La situación en España no deja de ser paradójica, puesto que son los sindicatos y el Ejecutivo los que reclaman el pacto de rentas, mientras que los empresarios lo rehúyen. La explicación se encuentra en que no lo necesitan, habida cuenta de que la entrega de las organizaciones sindicales a la política gubernamental y su debilidad es de tal calibre que la patronal sabe que convenio por convenio va a imponer sus deseos. La fuerza de los sindicatos radica tan solo en decisiones como el salario mínimo interprofesional, que dependen exclusivamente del Gobierno.
Esto explica que el decremento de los salarios reales sea uno de los mayores de Europa. Carece de sentido responsabilizar de ello a los empresarios y repetir, tal como hace la ministra, ese latiguillo de que tienen que arrimar el hombro, latiguillo que es el que los sanchistas emplean para echar las culpas a los demás. Es absurdo pretender que las empresas se comporten como sociedades benéficas. En un Estado social y democrático de derecho cada uno tiene su papel: los sindicatos, los empresarios, el Gobierno etc., y resulta imposible intercambiar sus funciones.

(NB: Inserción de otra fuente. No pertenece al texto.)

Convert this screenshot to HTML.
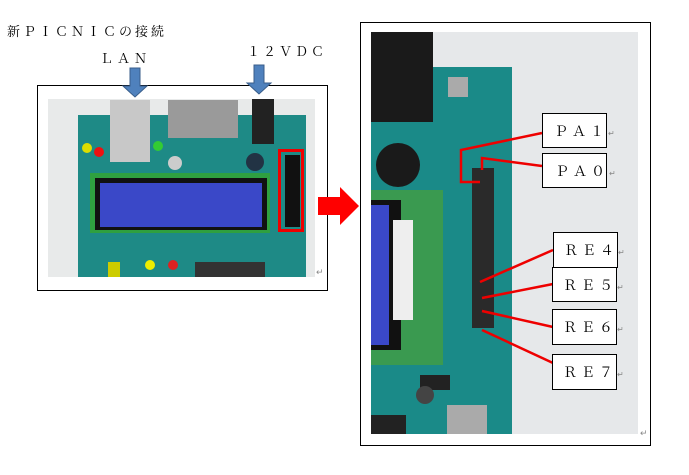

No creo que los empresarios españoles sean peores que los del resto de países. Si los salarios reales se han reducido más que en otras latitudes habrá que buscar el origen en la estructura de la economía, en las características y tipología de los puestos de trabajo, en la productividad, en la política económica del gobierno y en la debilidad de los sindicatos. CC.OO. propone ahora que el incremento salarial esté en consonancia con los beneficios empresariales. La teoría parece correcta, pero para llevarla a la práctica hay que pelear convenio por convenio y empresa por empresa y no vale con encargar a la Agencia Tributaria unos supuestos índices que estarían faltos de consistencia y con los que lo único que se conseguiría sería enfangar una vez más a este organismo en tareas que no son suyas.

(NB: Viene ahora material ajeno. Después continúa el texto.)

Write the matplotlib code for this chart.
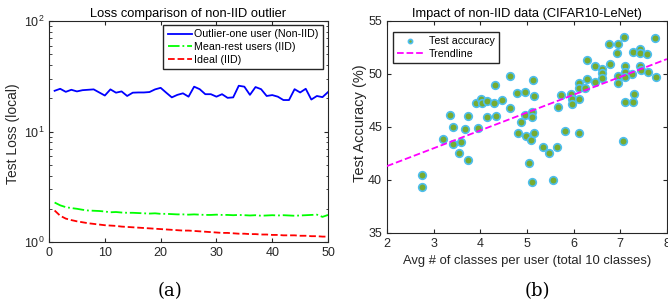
import matplotlib
matplotlib.use("Agg")
import matplotlib.pyplot as plt
import numpy as np

plt.rcParams["font.family"] = ["Liberation Sans", "DejaVu Sans"]

# ---- (a) loss per round ----
rounds = np.arange(1, 51)
loss_outlier = [23.4, 24.4, 22.9, 23.9, 23.1, 23.7, 23.9, 24.1, 22.6, 21.2,
                24.1, 22.5, 23.1, 21.0, 22.5, 22.6, 22.6, 22.8, 24.1, 24.9,
                22.5, 20.4, 21.5, 22.2, 20.7, 25.5, 24.2, 21.8, 21.8, 20.7,
                21.8, 20.2, 20.4, 26.0, 25.5, 21.5, 25.3, 24.2, 21.0, 21.4,
                20.7, 19.3, 19.3, 24.2, 22.6, 24.4, 19.5, 21.0, 20.5, 22.8]
loss_mean_rest = [2.28, 2.15, 2.07, 2.03, 2.00, 1.96, 1.93, 1.92, 1.91, 1.89,
                  1.86, 1.87, 1.85, 1.84, 1.84, 1.83, 1.82, 1.81, 1.82, 1.80,
                  1.80, 1.79, 1.78, 1.78, 1.77, 1.78, 1.77, 1.76, 1.76, 1.77,
                  1.76, 1.76, 1.75, 1.76, 1.75, 1.74, 1.75, 1.73, 1.74, 1.75,
                  1.74, 1.75, 1.74, 1.73, 1.74, 1.75, 1.76, 1.77, 1.69, 1.76]
loss_ideal = [1.93, 1.73, 1.63, 1.58, 1.54, 1.51, 1.48, 1.46, 1.44, 1.42,
              1.41, 1.40, 1.38, 1.37, 1.36, 1.35, 1.34, 1.33, 1.32, 1.31,
              1.30, 1.29, 1.28, 1.27, 1.27, 1.26, 1.25, 1.24, 1.23, 1.22,
              1.21, 1.21, 1.20, 1.19, 1.19, 1.18, 1.18, 1.17, 1.17, 1.16,
              1.16, 1.15, 1.15, 1.15, 1.14, 1.14, 1.13, 1.13, 1.12, 1.12]

# ---- (b) accuracy vs avg classes per user ----
avg_classes = [2.75, 2.75, 3.21, 3.36, 3.41, 3.41, 3.54, 3.59, 3.68, 3.73,
               3.73, 3.90, 3.94, 4.02, 4.03, 4.14, 4.15, 4.29, 4.33, 4.32,
               4.47, 4.63, 4.64, 4.79, 4.80, 4.87, 4.96, 4.96, 4.97, 5.05,
               5.09, 5.10, 5.11, 5.12, 5.11, 5.16, 5.16, 5.34, 5.48, 5.56,
               5.64, 5.66, 5.73, 5.81, 5.94, 5.96, 5.96, 6.11, 6.11, 6.11,
               6.12, 6.24, 6.29, 6.29, 6.45, 6.45, 6.61, 6.61, 6.61, 6.76,
               6.77, 6.95, 6.93, 6.94, 6.95, 7.08, 7.06, 7.11, 7.09, 7.11,
               7.11, 7.27, 7.25, 7.29, 7.27, 7.43, 7.43, 7.43, 7.44, 7.57,
               7.59, 7.74, 7.76]
test_acc = [40.47, 39.31, 43.90, 46.13, 45.03, 43.40, 42.58, 43.58, 44.84, 46.00,
            41.89, 47.23, 44.87, 47.67, 47.30, 47.48, 45.94, 47.23, 46.04, 48.93,
            47.58, 49.81, 46.79, 48.21, 44.47, 45.44, 48.30, 46.16, 44.12, 41.64,
            43.74, 46.38, 45.91, 49.40, 39.84, 47.92, 44.47, 43.08, 42.58, 40.00,
            43.14, 46.86, 48.02, 44.65, 48.11, 47.61, 47.17, 49.12, 47.61, 44.40,
            48.65, 48.65, 49.50, 51.32, 50.75, 49.28, 50.44, 50.13, 49.59, 52.80,
            50.91, 52.80, 51.95, 49.84, 49.18, 53.46, 43.71, 50.75, 50.22, 49.75,
            47.33, 52.10, 49.97, 48.11, 47.33, 52.33, 51.98, 50.79, 50.38, 51.86,
            50.22, 53.43, 49.69]

axis_gray = "#262626"

fig = plt.figure(figsize=(6.68, 3.06), dpi=100)

# left panel
ax1 = fig.add_axes([0.0734, 0.209, 0.4177, 0.722])
ax1.semilogy(rounds, loss_outlier, color="#0000ff", lw=1.3, label="Outlier-one user (Non-IID)")
ax1.semilogy(rounds, loss_mean_rest, color="#00ff00", lw=1.3, ls="-.", label="Mean-rest users (IID)")
ax1.semilogy(rounds, loss_ideal, color="#ff0000", lw=1.3, ls="--", label="Ideal (IID)")
ax1.set_xlim(0, 50)
ax1.set_ylim(1, 100)
ax1.set_xticks(range(0, 51, 10))
ax1.set_ylabel("Test Loss (local)", fontsize=10, color=axis_gray)
ax1.yaxis.set_label_coords(-0.104, 0.49)
ax1.set_title("Loss comparison of non-IID outlier", fontsize=9.3, pad=3)
ax1.legend(loc="upper right", bbox_to_anchor=(0.982, 0.982), borderaxespad=0,
           fontsize=7.7, fancybox=False, edgecolor=axis_gray, framealpha=1,
           handlelength=2.3, handletextpad=0.2, labelspacing=0.25, borderpad=0.4)

# right panel
ax2 = fig.add_axes([0.5793, 0.2386, 0.4192, 0.6928])
ax2.scatter(avg_classes, test_acc, s=30, facecolor="#77ac30", edgecolor="#4dbeee",
            linewidth=1.2, label="Test accuracy", zorder=3)
coef = np.polyfit(avg_classes, test_acc, 1)
xs = np.array([2, 8])
ax2.plot(xs, np.polyval(coef, xs), color="#ff00ff", ls="--", lw=1.3, label="Trendline", zorder=4)
ax2.set_xlim(2, 8)
ax2.set_ylim(35, 55)
ax2.set_xticks(range(2, 9))
ax2.set_yticks(range(35, 56, 5))
ax2.set_xlabel("Avg # of classes per user (total 10 classes)", fontsize=9.4, color=axis_gray)
ax2.set_ylabel("Test Accuracy (%)", fontsize=10.5, color=axis_gray)
ax2.yaxis.set_label_coords(-0.071, 0.52)
ax2.set_title("Impact of non-IID data (CIFAR10-LeNet)", fontsize=9.3, pad=3)
ax2.legend(loc="upper left", bbox_to_anchor=(0.021, 0.948), borderaxespad=0,
           fontsize=7.7, fancybox=False, edgecolor=axis_gray, framealpha=1,
           handlelength=2.4, handletextpad=0.6, labelspacing=0.25, borderpad=0.4,
           markerscale=0.55)

for ax in (ax1, ax2):
    ax.tick_params(which="both", direction="in", top=True, right=True,
                   labelsize=9, colors=axis_gray, length=3)
    ax.tick_params(which="minor", length=1.8)
    for sp in ax.spines.values():
        sp.set_color(axis_gray)
        sp.set_linewidth(0.8)

fig.text(170 / 668, 1 - 291 / 306, "(a)", family=["DejaVu Serif"],
         fontsize=13, ha="center", va="center")
fig.text(537 / 668, 1 - 291 / 306, "(b)", family=["DejaVu Serif"],
         fontsize=13, ha="center", va="center")

fig.savefig("out.png", dpi=100)
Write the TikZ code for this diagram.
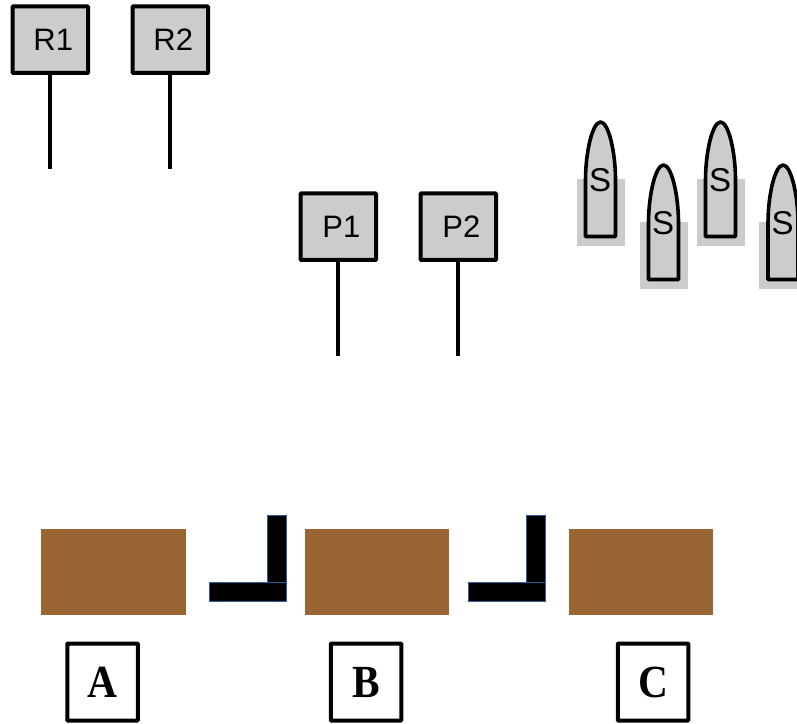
\documentclass[tikz,border=0pt]{standalone}
\usepackage{fontspec}
\setmainfont{Liberation Sans}
\newfontfamily\lblfont[FakeStretch=0.9]{Liberation Serif}
\definecolor{boxgray}{HTML}{CCCCCC}
\definecolor{brown1}{HTML}{996633}
\definecolor{edgeblue}{HTML}{2F5C9E}
\tikzset{
  tag/.style={draw=black,line width=4pt,fill=boxgray,rounded corners=0.8pt,minimum width=75.5pt,minimum height=66.5pt,inner sep=0pt,font=\fontsize{31}{33}\selectfont,text=black},
  stem/.style={draw=black,line width=3.8pt},
  shellbg/.style={fill=boxgray,draw=none,minimum width=48pt,minimum height=67pt,inner sep=0pt},
  shelltxt/.style={inner sep=0pt,font=\fontsize{33}{35}\selectfont,text=black},
  shellout/.style={draw=black,line width=3.6pt,fill=boxgray,line join=round},
  block/.style={fill=brown1,draw=none,minimum height=86pt,inner sep=0pt},
  bar/.style={fill=black,draw=edgeblue,line width=0.6pt},
  letter/.style={draw=black,line width=4pt,fill=white,rounded corners=0.8pt,minimum width=70.5pt,minimum height=77pt,inner sep=0pt,font=\lblfont\bfseries\fontsize{46}{48}\selectfont}
}
\newcommand{\shell}[4]{% name, left x, top y, bottom y
  \node[shellbg] (#1bg) at (#2+15,#4-24.5) {};
  \draw[shellout] (#2,#4) -- (#2,#3+58)
     .. controls (#2,#3+30) and (#2+7,#3) .. (#2+15,#3)
     .. controls (#2+23,#3) and (#2+30,#3+30) .. (#2+30,#3+58)
     -- (#2+30,#4) -- cycle;
  \node[shelltxt] (#1) at (#2+14.5,#3+58.5) {S};
}
\begin{document}
\begin{tikzpicture}[x=1pt,y=-1pt]
\useasboundingbox (0,0) rectangle (797,723);
\fill[white] (0,0) rectangle (797,723);
% tags with stems
\node[tag] (r1) at (50.3,39.7) {\hspace{6pt}R1};
\node[tag] (r2) at (170.3,39.7) {\hspace{6pt}R2};
\node[tag] (p1) at (338.3,226.7) {\hspace{6pt}P1};
\node[tag] (p2) at (458.3,226.7) {\hspace{6pt}P2};
\coordinate (r1e) at (50.2,169);
\coordinate (r2e) at (170.2,169);
\coordinate (p1e) at (338.2,356);
\coordinate (p2e) at (458.2,356);
\draw[stem] (r1.south -| r1e) -- (r1e);
\draw[stem] (r2.south -| r2e) -- (r2e);
\draw[stem] (p1.south -| p1e) -- (p1e);
\draw[stem] (p2.south -| p2e) -- (p2e);
% shells
\shell{s1}{585.5}{122}{236.5}
\shell{s2}{648.5}{165}{279.5}
\shell{s3}{705.5}{122}{236.5}
\shell{s4}{768}{165}{279.5}
% blocks
\node[block,minimum width=145pt] (ba) at (113.5,572.3) {};
\node[block,minimum width=144pt] (bb) at (377,572.3) {};
\node[block,minimum width=144pt] (bc) at (641,572.3) {};
% L bars
\draw[bar] (267.5,515.5) rectangle (286.5,582);
\draw[bar] (209.5,582) rectangle (286.5,601);
\draw[bar] (526.5,515.5) rectangle (545.5,582);
\draw[bar] (468.5,582) rectangle (545.5,601);
% letters
\node[letter] (la) at (102.5,682) {A};
\node[letter] (lb) at (366,682) {B};
\node[letter] (lc) at (653,682) {C};
\end{tikzpicture}
\end{document}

La economía española está muy lejos de ser ese país de las maravillas que de vez en cuando nos presenta Calviño. Los españoles son los únicos ciudadanos europeos que aún no han recobrado el nivel de vida pre pandemia. La renta per cápita actual es inferior a la de 2019, incluso a la de 2018. Es decir, que en los cuatro años de gobierno de Sánchez los ingresos de los habitantes de nuestra querida España, por término medio, se han reducido. Es más, el empobrecimiento de la población es aún mayor que el que se deduce de esta variable. Hay que considerar que su patrimonio se ve minorado por el aumento de la deuda pública en un 17% del PIB, incremento muy superior al experimentado por la casi totalidad de los países europeos: el de Grecia 5% del PIB; Portugal el 3%; Holanda el 3%; Alemania 7%; Austria 9%; Bélgica 10%, y Francia e Italia, que son los que más se acercan, ambos con el 14%. La media de la Eurozona se ha situado en el 9%.
Como se ve, todo este escenario sitúa nuestra economía a la cola de Europa en casi todos los parámetros, y muy lejos del discurso triunfalista del Gobierno. El hecho es tanto o más llamativo, si tenemos en cuenta los fondos de recuperación y el relato de Sánchez y sus mariachis acerca de que con ellos se iba a cambiar radicalmente la realidad económica de España situándonos a la cabeza de todos los Estados europeos. ¿Fondos de recuperación? ¡Oh paradoja!, pues resulta que la única economía que aún no se ha recuperado es la española.